### SOURCE DATA
____________________
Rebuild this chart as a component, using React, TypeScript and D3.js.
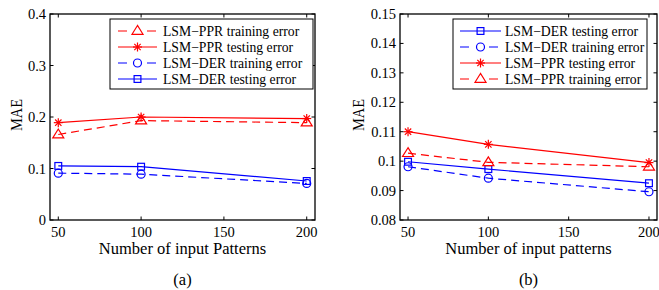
import React from "react";
import * as d3 from "d3";

const xValues = [50, 100, 200];
const xTicks = [50, 100, 150, 200];

// Panel (a)
const aPprTrain = [0.166, 0.193, 0.189];
const aPprTest = [0.189, 0.2, 0.197];
const aDerTrain = [0.091, 0.089, 0.071];
const aDerTest = [0.105, 0.1035, 0.0757];
const aYTicks = [0, 0.1, 0.2, 0.3, 0.4];
const aYLabels = ["0", "0.1", "0.2", "0.3", "0.4"];

// Panel (b)
const bDerTest = [0.0998, 0.0973, 0.0925];
const bDerTrain = [0.0981, 0.0942, 0.0896];
const bPprTest = [0.11, 0.1057, 0.0995];
const bPprTrain = [0.1027, 0.0996, 0.0981];
const bYTicks = [0.08, 0.09, 0.1, 0.11, 0.12, 0.13, 0.14, 0.15];
const bYLabels = ["0.08", "0.09", "0.1", "0.11", "0.12", "0.13", "0.14", "0.15"];

const RED = "#ff0000";
const BLUE = "#0000ff";
const FONT = "Liberation Serif, DejaVu Serif, Times New Roman, serif";

type Series = { name: string; values: number[]; color: string; dashed: boolean; marker: string };

const seriesA: Series[] = [
  { name: "LSM\u2212PPR training error", values: aPprTrain, color: RED, dashed: true, marker: "triangle" },
  { name: "LSM\u2212PPR testing error", values: aPprTest, color: RED, dashed: false, marker: "star" },
  { name: "LSM\u2212DER training error", values: aDerTrain, color: BLUE, dashed: true, marker: "circle" },
  { name: "LSM\u2212DER testing error", values: aDerTest, color: BLUE, dashed: false, marker: "square" },
];
const seriesB: Series[] = [
  { name: "LSM\u2212DER testing error", values: bDerTest, color: BLUE, dashed: false, marker: "square" },
  { name: "LSM\u2212DER training error", values: bDerTrain, color: BLUE, dashed: true, marker: "circle" },
  { name: "LSM\u2212PPR testing error", values: bPprTest, color: RED, dashed: false, marker: "star" },
  { name: "LSM\u2212PPR training error", values: bPprTrain, color: RED, dashed: true, marker: "triangle" },
];

function Marker({ kind, x, y, color }: { kind: string; x: number; y: number; color: string }) {
  const sw = 1.2;
  if (kind === "triangle") {
    const r = 5.5;
    const pts = `${x},${y - r} ${x - r},${y + r * 0.6} ${x + r},${y + r * 0.6}`;
    return <polygon points={pts} fill="none" stroke={color} strokeWidth={sw} />;
  }
  if (kind === "circle") {
    return <circle cx={x} cy={y} r={4} fill="none" stroke={color} strokeWidth={sw} />;
  }
  if (kind === "square") {
    const s = 3.4;
    return <rect x={x - s} y={y - s} width={2 * s} height={2 * s} fill="none" stroke={color} strokeWidth={sw} />;
  }
  const r = 4.5;
  const d = r * 0.707;
  return (
    <g stroke={color} strokeWidth={sw}>
      <line x1={x - r} y1={y} x2={x + r} y2={y} />
      <line x1={x} y1={y - r} x2={x} y2={y + r} />
      <line x1={x - d} y1={y - d} x2={x + d} y2={y + d} />
      <line x1={x - d} y1={y + d} x2={x + d} y2={y - d} />
    </g>
  );
}

type PanelProps = {
  left: number;
  right: number;
  top: number;
  bottom: number;
  yDomain: [number, number];
  yTicks: number[];
  yLabels: string[];
  yLabelX: number;
  series: Series[];
  xLabel: string;
  caption: string;
  legend: { x0: number; x1: number; y0: number; y1: number; lineX0: number; lineX1: number; textX: number; rows: number[] };
};

function Panel(p: PanelProps) {
  const x = d3.scaleLinear().domain([45, 205]).range([p.left, p.right]);
  const y = d3.scaleLinear().domain(p.yDomain).range([p.bottom, p.top]);
  const line = d3
    .line<number>()
    .x((_, i) => x(xValues[i]))
    .y((v) => y(v));
  const tl = 3.5;
  const cx = (p.left + p.right) / 2;
  const lg = p.legend;
  const mX = (lg.lineX0 + lg.lineX1) / 2;
  return (
    <g style={{ fontFamily: FONT }}>
      {p.series.map((s, si) => (
        <g key={si}>
          <path
            d={line(s.values) || ""}
            fill="none"
            stroke={s.color}
            strokeWidth={1.2}
            strokeDasharray={s.dashed ? "8,5" : undefined}
          />
          {s.values.map((v, i) => (
            <Marker key={i} kind={s.marker} x={x(xValues[i])} y={y(v)} color={s.color} />
          ))}
        </g>
      ))}
      {xTicks.map((t) => (
        <g key={"xt" + t}>
          <line x1={x(t)} x2={x(t)} y1={p.bottom} y2={p.bottom - tl} stroke="#000" strokeWidth={1} />
          <line x1={x(t)} x2={x(t)} y1={p.top} y2={p.top + tl} stroke="#000" strokeWidth={1} />
          <text x={x(t)} y={p.bottom + 17} fontSize={14.5} textAnchor="middle" fill="#000">
            {t}
          </text>
        </g>
      ))}
      {p.yTicks.map((t, i) => (
        <g key={"yt" + i}>
          <line x1={p.left} x2={p.left + tl} y1={y(t)} y2={y(t)} stroke="#000" strokeWidth={1} />
          <line x1={p.right} x2={p.right - tl} y1={y(t)} y2={y(t)} stroke="#000" strokeWidth={1} />
          <text x={p.left - 4} y={y(t) + 5} fontSize={14.5} textAnchor="end" fill="#000">
            {p.yLabels[i]}
          </text>
        </g>
      ))}
      <rect
        x={p.left}
        y={p.top}
        width={p.right - p.left}
        height={p.bottom - p.top}
        fill="none"
        stroke="#000"
        strokeWidth={1.3}
      />
      <text x={cx} y={p.bottom + 34} fontSize={16.5} textAnchor="middle" fill="#000">
        {p.xLabel}
      </text>
      <text
        transform={`translate(${p.yLabelX},${(p.top + p.bottom) / 2 - 2}) rotate(-90)`}
        fontSize={17}
        textAnchor="middle"
        textLength={32}
        lengthAdjust="spacingAndGlyphs"
        fill="#000"
      >
        MAE
      </text>
      <text x={cx} y={p.bottom + 65} fontSize={16.5} textAnchor="middle" fill="#000">
        {p.caption}
      </text>
      <rect x={lg.x0} y={lg.y0} width={lg.x1 - lg.x0} height={lg.y1 - lg.y0} fill="#fff" stroke="#000" strokeWidth={1} />
      {p.series.map((s, i) => (
        <g key={"lg" + i}>
          <line
            x1={lg.lineX0}
            x2={lg.lineX1}
            y1={lg.rows[i]}
            y2={lg.rows[i]}
            stroke={s.color}
            strokeWidth={1.2}
            strokeDasharray={s.dashed ? "9,20" : undefined}
          />
          <Marker kind={s.marker} x={mX} y={lg.rows[i]} color={s.color} />
          <text x={lg.textX} y={lg.rows[i] + 4.5} fontSize={13.7} fill="#000">
            {s.name}
          </text>
        </g>
      ))}
    </g>
  );
}

export default function App() {
  return (
    <svg width={659} height={290} style={{ position: "fixed", left: 0, top: 0, background: "#fff" }}>
      <rect x={0} y={0} width={659} height={290} fill="#fff" />
      <Panel
        left={50}
        right={315}
        top={14}
        bottom={220}
        yDomain={[0, 0.4]}
        yTicks={aYTicks}
        yLabels={aYLabels}
        yLabelX={22}
        series={seriesA}
        xLabel="Number of input Patterns"
        caption="(a)"
        legend={{ x0: 110, x1: 313, y0: 19, y1: 89, lineX0: 118, lineX1: 157, textX: 163, rows: [31, 47, 63, 79] }}
      />
      <Panel
        left={400}
        right={657}
        top={14}
        bottom={220}
        yDomain={[0.08, 0.15]}
        yTicks={bYTicks}
        yLabels={bYLabels}
        yLabelX={364}
        series={seriesB}
        xLabel="Number of input patterns"
        caption="(b)"
        legend={{ x0: 453, x1: 647, y0: 19, y1: 89, lineX0: 460, lineX1: 501, textX: 505, rows: [31, 47, 63, 79] }}
      />
    </svg>
  );
}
____________________
### REQUEST
Write out exactly the lines between the start of the data and the line with "string; values: number[];", including both, but none of the pictures.

### RESPONSE FOR THIS EXERCISE
Rebuild this chart as a component, using React, TypeScript and D3.js.
import React from "react";
import * as d3 from "d3";

const xValues = [50, 100, 200];
const xTicks = [50, 100, 150, 200];

// Panel (a)
const aPprTrain = [0.166, 0.193, 0.189];
const aPprTest = [0.189, 0.2, 0.197];
const aDerTrain = [0.091, 0.089, 0.071];
const aDerTest = [0.105, 0.1035, 0.0757];
const aYTicks = [0, 0.1, 0.2, 0.3, 0.4];
const aYLabels = ["0", "0.1", "0.2", "0.3", "0.4"];

// Panel (b)
const bDerTest = [0.0998, 0.0973, 0.0925];
const bDerTrain = [0.0981, 0.0942, 0.0896];
const bPprTest = [0.11, 0.1057, 0.0995];
const bPprTrain = [0.1027, 0.0996, 0.0981];
const bYTicks = [0.08, 0.09, 0.1, 0.11, 0.12, 0.13, 0.14, 0.15];
const bYLabels = ["0.08", "0.09", "0.1", "0.11", "0.12", "0.13", "0.14", "0.15"];

const RED = "#ff0000";
const BLUE = "#0000ff";
const FONT = "Liberation Serif, DejaVu Serif, Times New Roman, serif";

type Series = { name: string; values: number[]; color: string; dashed: boolean; marker: string };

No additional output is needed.